Là où le projet posait problème c’était d’abord dans la matière nécessaire au fonctionnement du méthaniseur. Le lisier n’en aurait constitué que 50%, le reste provenant de déchets, ordures et boues d’épuration, venues tout droit des autres activités de Michel Ramery, comme les travaux publics et la gestion de bâtiments. Certaines associations craignaient que cela ne pollue les environs. Parmi les sceptiques, la Confédération Paysanne avait aussi exprimé ses doutes sur le projet. Elle avait notamment pointé du doigt l’industrialisation de l’agriculture française, où les exploitants deviendraient peu à peu des “énergiculteurs”. Une mutation qui se ferait, selon le groupement, aux dépends des professionnels, mais aussi des consommateurs. Les associations qui avaient lancé l’alerte sur le projet avaient confié à l’AFP que la technologie de la méthanisation n’était pas mauvaise en soi, mais que son utilisation se devait d’être mieux encadrée.
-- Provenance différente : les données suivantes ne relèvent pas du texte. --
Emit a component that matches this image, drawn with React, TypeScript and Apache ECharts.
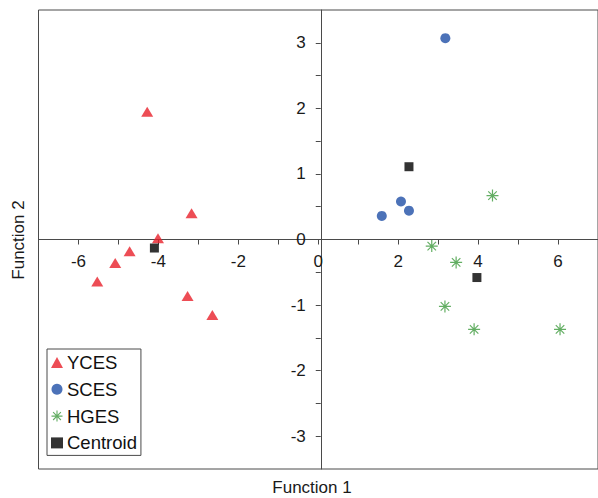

Michel Ramery avait obtenu l’autorisation préfectorale, à condition de limiter son exploitation à 500 vaches laitières. Seulement les associations ont assuré que ni la taille de l’exploitation, ni celle du méthaniseur, n’avaient été revues à la baisse.

La méthanisation est toujours loin de faire l’unanimité

D’autres projets de méthanisation, moins colossaux, ont soulevé l’indignation. Ce fut le cas à Ouroux, dans le Rhône, où dix éleveurs prévoyaient d’installer une machine. Les habitants s’y étaient vivement opposés, trouvant son emplacement bien trop proche de leurs habitations. Selon Gérard Gauthier, un riverain interrogé par Rue 89, estimait alors que cela allait à l’encontre du “confort” et le calme que les riverains étaient venus chercher à Ouroux. Les deux camps n’étaient pas parvenus à se mettre d’accord sur les nuisances “odorantes et visuelles”. Depuis, l’unité a bel et bien été installée.

Ces soulèvements locaux fréquents freinent la généralisation des méthaniseurs. La France compte ainsi un peu plus de 200 unités, un score qui semble bien faible comparé aux 7000 et quelques machines installées en Allemagne.